Управление же находилось в «Медвежке», точнее в посёлке, который назывался Медвежьей горой и к тому времени ещё не успел стать городом — Медвежьегорском.
Хотя разговоры с заключёнными строго преследовались, однако кое-что «зэки», работавшие в Управлении, слышали от своих вольнонаёмных коллег, которые, несмотря на «строгий запрет», относились к ним, большей частью, с симпатией и дружелюбием.
Таким образом кое-какие сведения проникали в зону лагеря и, конечно, в наш «крепостной театр», обслуживавший начальство ББК.
Но всё равно, хотя и смутно ожидаемый, этап грянул неожиданно. С вечера и всю ночь людей вызывали по формулярам «с вещами» и отправляли в Медвежьегорскую «пересылку».
Пересылка оказалась переполненной — тут были люди из самых разных мест Беломорлага — с ближних лагпунктов (тут оказались и мои знакомые из конструкторского бюро Пиндушей), и из дальних — из Надвоиц, Сегежи, Сороки, вплоть до Кеми.
В основном, это была интеллигенция — специалисты и научные работники. Всех объединяло одно: «страшные статьи», верней «пункты» 58-й статьи.
Это были: самая страшная — 58–1-а — «измена родине» — 10 лет, иногда заменяющих расстрел по приговору; 58–6 — шпионаж; моя — 58–8 — террор.

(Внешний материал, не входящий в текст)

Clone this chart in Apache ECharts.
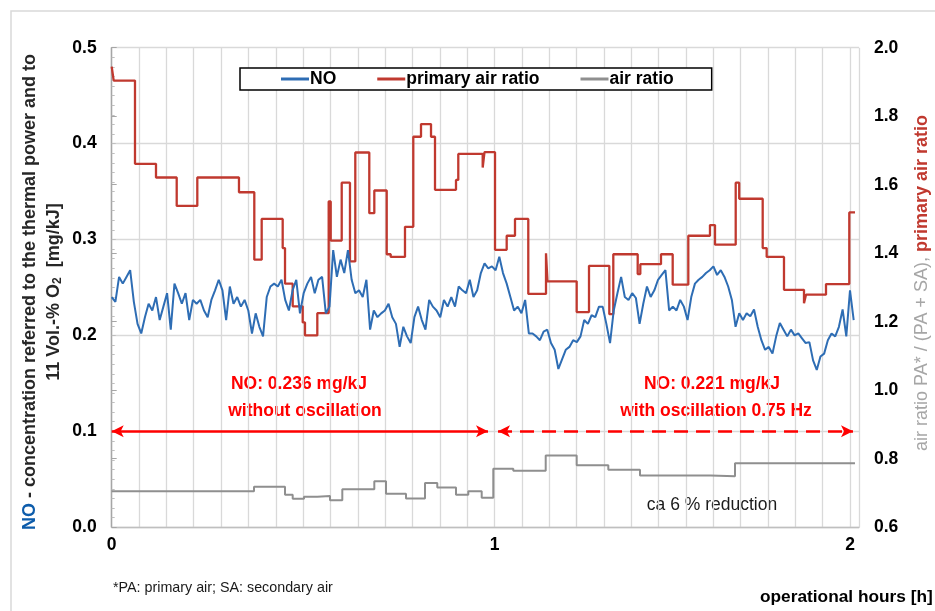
<!DOCTYPE html>
<html><head><meta charset="utf-8">
<script src="https://cdn.jsdelivr.net/npm/echarts@6/dist/echarts.min.js"></script>
<style>html,body{margin:0;padding:0;background:#fff}#c{width:935px;height:611px}</style>
</head><body><div id="c"></div>
<script>
// ---- data ----
const noStepHour = 0.01;
const noValues = [
0.240,0.235,0.261,0.254,0.261,0.268,0.235,0.212,0.202,0.219,
0.233,0.226,0.240,0.216,0.230,0.244,0.206,0.254,0.244,0.233,
0.244,0.216,0.237,0.233,0.237,0.226,0.219,0.237,0.247,0.258,
0.247,0.216,0.251,0.233,0.240,0.230,0.237,0.226,0.202,0.223,
0.209,0.199,0.240,0.251,0.254,0.251,0.258,0.237,0.226,0.247,
0.258,0.223,0.244,0.254,0.261,0.244,0.258,0.261,0.223,0.230,
0.289,0.261,0.279,0.265,0.289,0.258,0.244,0.247,0.240,0.258,
0.206,0.226,0.219,0.223,0.226,0.233,0.219,0.212,0.188,0.209,
0.199,0.192,0.219,0.230,0.216,0.206,0.237,0.230,0.226,0.219,
0.237,0.230,0.240,0.230,0.251,0.247,0.244,0.258,0.240,0.247,
0.265,0.275,0.270,0.272,0.268,0.282,0.265,0.254,0.240,0.226,
0.230,0.223,0.237,0.202,0.202,0.199,0.195,0.204,0.206,0.192,
0.185,0.165,0.175,0.185,0.188,0.195,0.193,0.199,0.216,0.212,
0.221,0.219,0.230,0.230,0.212,0.192,0.226,0.244,0.261,0.240,
0.237,0.244,0.239,0.212,0.233,0.251,0.240,0.247,0.258,0.263,
0.268,0.226,0.230,0.226,0.237,0.230,0.216,0.240,0.254,0.258,
0.261,0.265,0.268,0.272,0.263,0.268,0.261,0.251,0.237,0.209,
0.223,0.216,0.223,0.220,0.227,0.209,0.195,0.185,0.188,0.181,
0.199,0.213,0.206,0.199,0.206,0.200,0.202,0.197,0.192,0.193,
0.174,0.164,0.178,0.181,0.195,0.202,0.199,0.209,0.227,0.199,
0.247,0.216];
const noHours = noValues.map((_, i) => i * noStepHour);

const paHours = [0,0.0054,0.0631,0.1200,0.1761,0.2319,0.3448,0.3863,0.4063,0.4632,0.4695,0.4903,0.5174,0.5236,0.5570,0.5878,0.5933,0.6231,0.6455,0.6599,0.6978,0.7114,0.7450,0.7558,0.7945,0.8170,0.8379,0.8650,0.8758,0.9327,0.9389,1.0050,1.0099,1.0384,1.0700,1.0925,1.1285,1.1765,1.1805,1.2596,1.2930,1.3480,1.3588,1.4249,1.4320,1.4880,1.5197,1.5620,1.6207,1.6343,1.6904,1.6999,1.7635,1.7743,1.8212,1.8754,1.8808,1.9350,1.9981,2.0136];
const paValues = [1.945,1.904,1.661,1.621,1.538,1.621,1.578,1.381,1.500,1.415,1.311,1.245,1.198,1.160,1.225,1.551,1.437,1.606,1.376,1.694,1.517,1.583,1.397,1.389,1.477,1.740,1.777,1.740,1.585,1.614,1.690,1.650,1.695,1.410,1.451,1.500,1.281,1.400,1.318,1.228,1.363,1.222,1.397,1.339,1.368,1.397,1.308,1.451,1.482,1.425,1.606,1.559,1.415,1.389,1.293,1.254,1.279,1.310,1.519,1.519];

const arHours = [0,0.3855,0.4695,0.4903,0.5209,0.5570,0.5914,0.6247,0.7114,0.7431,0.7972,0.8487,0.8820,0.9327,0.9660,1.0023,1.0337,1.0879,1.1757,1.2596,1.3453,1.4311,1.6226,1.6885,2.0135];
const arValues = [0.705,0.718,0.695,0.683,0.689,0.691,0.679,0.711,0.734,0.698,0.684,0.729,0.716,0.695,0.705,0.686,0.771,0.765,0.809,0.781,0.768,0.751,0.749,0.787,0.786];

// x axis: 27 grid divisions span 0..2 h; labels sit on grid lines 0, 14, 27
const xGridCount = 27, xHoursAtLastGrid = 2;
const xLabelGrid = [0, 14, 27];
const xLabelText = ['0', '1', '2'];
const xMaxHours = 2.0244;

const periodStart = [0, 1.0465];
const periodEnd = [1.0194, 2.0081];
const arrowLevel = 0.1;

const seriesNames = ['NO', 'primary air ratio', 'air ratio'];
// ---- styles ----
const BLUE = '#2e6db4', RED = '#c0392f', GRAY = '#8f8f8f';
const FONT = 'Liberation Sans, Arial, sans-serif';
const FS = 17.5;

const chart = echarts.init(document.getElementById('c'), null, {renderer: 'canvas'});
const zip = (a, b) => a.map((v, i) => [v, b[i]]);
const gridMax = xMaxHours * xGridCount / xHoursAtLastGrid;

chart.setOption({
  animation: false,
  backgroundColor: '#fff',
  textStyle: {fontFamily: FONT},
  grid: {left: 111.7, right: 76, top: 47.7, bottom: 83.8, containLabel: false},
  legend: {
    data: seriesNames, left: 240, top: 68,
    backgroundColor: '#fff', borderColor: '#000', borderWidth: 1.5, borderRadius: 0,
    padding: [2, 38, 2, 41], itemGap: 41, itemWidth: 28, itemHeight: 3,
    icon: 'rect',
    textStyle: {fontFamily: FONT, fontWeight: 'bold', fontSize: FS, color: '#000', padding: [0, 0, 0, -4]}
  },
  xAxis: [
    {type: 'value', min: 0, max: xMaxHours, show: false, position: 'top',
     splitLine: {show: false}, axisLine: {show: false}, axisTick: {show: false}, axisLabel: {show: false}},
    {type: 'value', min: 0, max: gridMax, interval: 1, position: 'bottom',
     axisLine: {show: true, onZero: false, lineStyle: {color: '#bfbfbf', width: 1.3}},
     axisTick: {show: false},
     splitLine: {show: true, lineStyle: {color: '#d9d9d9', width: 1.3}},
     axisLabel: {
       margin: 9, fontFamily: FONT, fontWeight: 'bold', fontSize: FS, color: '#000',
       formatter: v => { const k = xLabelGrid.indexOf(Math.round(v)); return (k >= 0 && Math.abs(v - Math.round(v)) < 1e-6) ? xLabelText[k] : ''; }
     }}
  ],
  yAxis: [
    {type: 'value', min: 0, max: 0.5, interval: 0.1, position: 'left',
     axisLine: {show: true, lineStyle: {color: '#bfbfbf', width: 1.3}},
     axisTick: {show: true, inside: true, length: 4, lineStyle: {color: '#bfbfbf'}},
     minorTick: {show: true, splitNumber: 10, length: 3, lineStyle: {color: '#bfbfbf'}},
     splitLine: {show: true, lineStyle: {color: '#d9d9d9', width: 1.3}},
     axisLabel: {margin: 15, fontFamily: FONT, fontWeight: 'bold', fontSize: FS, color: '#000', formatter: v => v.toFixed(1)}},
    {type: 'value', min: 0.6, max: 2.0, interval: 0.2, position: 'right',
     axisLine: {show: true, lineStyle: {color: '#a6a6a6', width: 1.3}},
     axisTick: {show: true, inside: false, length: 5, lineStyle: {color: '#a6a6a6'}},
     splitLine: {show: false},
     axisLabel: {margin: 15, fontFamily: FONT, fontWeight: 'bold', fontSize: FS, color: '#000', formatter: v => v.toFixed(1)}}
  ],
  series: [
    {name: seriesNames[0], type: 'line', xAxisIndex: 0, yAxisIndex: 0, z: 4, showSymbol: false, symbol: 'none',
     data: zip(noHours, noValues), itemStyle: {color: BLUE}, lineStyle: {color: BLUE, width: 2},
     markLine: {silent: true, symbol: ['arrow', 'arrow'], symbolSize: [9, 12], label: {show: false},
       data: [
         [{coord: [periodStart[0], arrowLevel], lineStyle: {color: '#ff0000', width: 2.5, type: 'solid'}}, {coord: [periodEnd[0], arrowLevel]}],
         [{coord: [periodStart[1], arrowLevel], lineStyle: {color: '#ff0000', width: 2.5, type: [14, 8]}}, {coord: [periodEnd[1], arrowLevel]}]
       ]}},
    {name: seriesNames[1], type: 'line', xAxisIndex: 0, yAxisIndex: 1, z: 3, step: 'end', showSymbol: false, symbol: 'none',
     data: zip(paHours, paValues), itemStyle: {color: RED}, lineStyle: {color: RED, width: 2.3}},
    {name: seriesNames[2], type: 'line', xAxisIndex: 0, yAxisIndex: 1, z: 2, step: 'end', showSymbol: false, symbol: 'none',
     data: zip(arHours, arValues), itemStyle: {color: GRAY}, lineStyle: {color: GRAY, width: 2}}
  ],
  graphic: [
    {type: 'rect', shape: {x: 11, y: 11, width: 940, height: 620}, style: {fill: 'none', stroke: '#d9d9d9', lineWidth: 1.5}, silent: true, z: -10},
    {type: 'text', x: 30, y: 292, rotation: Math.PI / 2, silent: true,
     style: {text: '{b|NO}{k| - concentration referred to the thermal power and to}', align: 'center', verticalAlign: 'middle',
       rich: {b: {fontFamily: FONT, fontWeight: 'bold', fontSize: 18, fill: '#0d5cab', color: '#0d5cab'},
              k: {fontFamily: FONT, fontWeight: 'bold', fontSize: 18, fill: '#262626', color: '#262626'}}}},
    {type: 'text', x: 54, y: 292, rotation: Math.PI / 2, silent: true,
     style: {text: '{k|11 Vol.-% O}{s|2}{k|  [mg/kJ]}', align: 'center', verticalAlign: 'middle',
       rich: {k: {fontFamily: FONT, fontWeight: 'bold', fontSize: 18, fill: '#262626', color: '#262626'},
              s: {fontFamily: FONT, fontWeight: 'bold', fontSize: 12, fill: '#262626', color: '#262626', verticalAlign: 'bottom', padding: [7, 0, 0, 0]}}}},
    {type: 'text', x: 922, y: 283, rotation: Math.PI / 2, silent: true,
     style: {text: '{g|air ratio PA* / (PA + SA), }{r|primary air ratio}', align: 'center', verticalAlign: 'middle',
       rich: {g: {fontFamily: FONT, fontSize: 18, fill: '#a6a6a6', color: '#a6a6a6'},
              r: {fontFamily: FONT, fontWeight: 'bold', fontSize: 18, fill: '#c0392f', color: '#c0392f'}}}},
    {type: 'text', x: 299, y: 384, silent: true, style: {text: 'NO: 0.236 mg/kJ', font: 'bold 17.5px ' + FONT, fill: '#ff0000', align: 'center', verticalAlign: 'middle'}},
    {type: 'text', x: 305, y: 411, silent: true, style: {text: 'without oscillation', font: 'bold 17.5px ' + FONT, fill: '#ff0000', align: 'center', verticalAlign: 'middle'}},
    {type: 'text', x: 712, y: 384, silent: true, style: {text: 'NO: 0.221 mg/kJ', font: 'bold 17.5px ' + FONT, fill: '#ff0000', align: 'center', verticalAlign: 'middle'}},
    {type: 'text', x: 716, y: 411, silent: true, style: {text: 'with oscillation 0.75 Hz', font: 'bold 17.5px ' + FONT, fill: '#ff0000', align: 'center', verticalAlign: 'middle'}},
    {type: 'text', x: 712, y: 505, silent: true, style: {text: 'ca 6 % reduction', font: '17.5px ' + FONT, fill: '#1a1a1a', align: 'center', verticalAlign: 'middle'}},
    {type: 'text', x: 113, y: 588, silent: true, style: {text: '*PA: primary air; SA: secondary air', font: '14.3px ' + FONT, fill: '#1a1a1a', align: 'left', verticalAlign: 'middle'}},
    {type: 'text', x: 760, y: 597, silent: true, style: {text: 'operational hours [h]', font: 'bold 17.3px ' + FONT, fill: '#000', align: 'left', verticalAlign: 'middle'}}
  ]
});
</script>
</body></html>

Хотя большей частью перед ними стояла цифра 19, что обозначало «намерение», на эту цифру никто внимания не обращал — всё равно для местного начальства мы все были «шпионы и террористы».

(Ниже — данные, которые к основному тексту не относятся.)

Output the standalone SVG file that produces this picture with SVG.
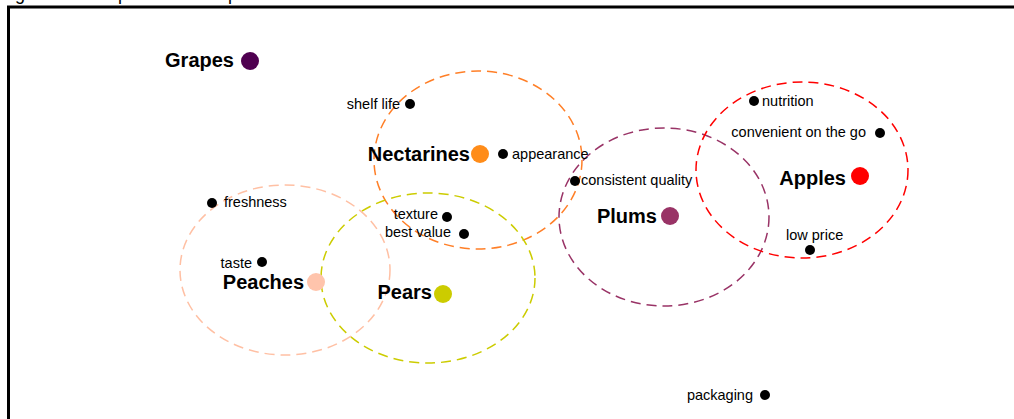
<svg xmlns="http://www.w3.org/2000/svg" width="1014" height="419" viewBox="0 0 1014 419">
  <style>
    .title { font-family: "Liberation Sans", Arial, sans-serif; font-size: 18px; fill: #000; }
    .fruit { font-family: "Liberation Sans", Arial, sans-serif; font-size: 20px; font-weight: bold; fill: #000; }
    .attr { font-family: "Liberation Sans", Arial, sans-serif; font-size: 14.5px; fill: #000; }
    .cluster { fill: none; stroke-width: 1.5; stroke-dasharray: 10 6; }
    .pt { fill: #000; }
  </style>

  <rect width="1014" height="419" fill="#fff"/>
  <!-- caption line runs above the frame, mostly outside the page top -->
  <text class="title" x="0" y="-0.5">Figure 3 Perceptual Fruit Map of Attributes</text>
  <rect x="8.5" y="7" width="1030" height="450" fill="none" stroke="#000" stroke-width="3"/>

  <!-- cluster outlines -->
  <g id="clusters">
    <ellipse class="cluster" cx="478" cy="160" rx="104" ry="89" stroke="#FF7F27"/>
    <ellipse class="cluster" cx="428" cy="278" rx="107" ry="85" stroke="#CCCC00"/>
    <ellipse class="cluster" cx="285" cy="270" rx="105" ry="85" stroke="#FFC0A4"/>
    <ellipse class="cluster" cx="664" cy="217" rx="105" ry="89" stroke="#993366"/>
    <ellipse class="cluster" cx="802" cy="170" rx="106" ry="88" stroke="#FF0000"/>
  </g>

  <!-- fruits -->
  <g id="grapes">
    <circle cx="250" cy="61" r="9" fill="#4F0050"/>
    <text class="fruit" x="234" y="67" text-anchor="end">Grapes</text>
  </g>
  <g id="nectarines">
    <circle cx="480" cy="154" r="9" fill="#FF8C19"/>
    <text class="fruit" x="470" y="161" text-anchor="end">Nectarines</text>
  </g>
  <g id="peaches">
    <circle cx="316" cy="282" r="9" fill="#FFC4AC"/>
    <text class="fruit" x="304" y="289" text-anchor="end">Peaches</text>
  </g>
  <g id="pears">
    <circle cx="443" cy="294" r="9" fill="#CCCC00"/>
    <text class="fruit" x="432" y="299" text-anchor="end">Pears</text>
  </g>
  <g id="plums">
    <circle cx="670" cy="216" r="9" fill="#993366"/>
    <text class="fruit" x="657" y="223" text-anchor="end">Plums</text>
  </g>
  <g id="apples">
    <circle cx="860" cy="176" r="9" fill="#FF0000"/>
    <text class="fruit" x="846" y="185" text-anchor="end">Apples</text>
  </g>

  <!-- attributes -->
  <g id="shelf-life">
    <circle class="pt" cx="410" cy="104" r="5"/>
    <text class="attr" x="400" y="109" text-anchor="end">shelf life</text>
  </g>
  <g id="appearance">
    <circle class="pt" cx="503" cy="154" r="5"/>
    <text class="attr" x="512" y="159">appearance</text>
  </g>
  <g id="freshness">
    <circle class="pt" cx="212" cy="203" r="5"/>
    <text class="attr" x="224" y="207">freshness</text>
  </g>
  <g id="texture">
    <circle class="pt" cx="447" cy="217" r="5"/>
    <text class="attr" x="438" y="219" text-anchor="end">texture</text>
  </g>
  <g id="best-value">
    <circle class="pt" cx="464" cy="234" r="5"/>
    <text class="attr" x="451" y="237" text-anchor="end">best value</text>
  </g>
  <g id="taste">
    <circle class="pt" cx="262" cy="262" r="5"/>
    <text class="attr" x="252" y="268" text-anchor="end">taste</text>
  </g>
  <g id="consistent-quality">
    <circle class="pt" cx="575" cy="181" r="5"/>
    <text class="attr" x="581" y="185">consistent quality</text>
  </g>
  <g id="nutrition">
    <circle class="pt" cx="754" cy="101" r="5"/>
    <text class="attr" x="762" y="106">nutrition</text>
  </g>
  <g id="convenient-on-the-go">
    <circle class="pt" cx="880" cy="133" r="5"/>
    <text class="attr" x="866" y="137" text-anchor="end">convenient on the go</text>
  </g>
  <g id="low-price">
    <circle class="pt" cx="810" cy="250" r="5"/>
    <text class="attr" x="786" y="240">low price</text>
  </g>
  <g id="packaging">
    <circle class="pt" cx="765" cy="395" r="5"/>
    <text class="attr" x="753" y="400" text-anchor="end">packaging</text>
  </g>

  <!-- no connectors between nodes -->
  <g id="connectors"/>
</svg>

Большинство из этой категории лагерников были люди, приговоренные к расстрелу, с заменой десятью годами. В то время 10 лет было «потолком». 25 стали давать значительно позже, в сороковых годах, после войны.
Всю 58-ю статью в лагерях в — ту пору — и начальство и бытовики дружно величали «контрой».
Из театральных в пересылку угодили только несколько мужчин — актёров; из женщин — я одна.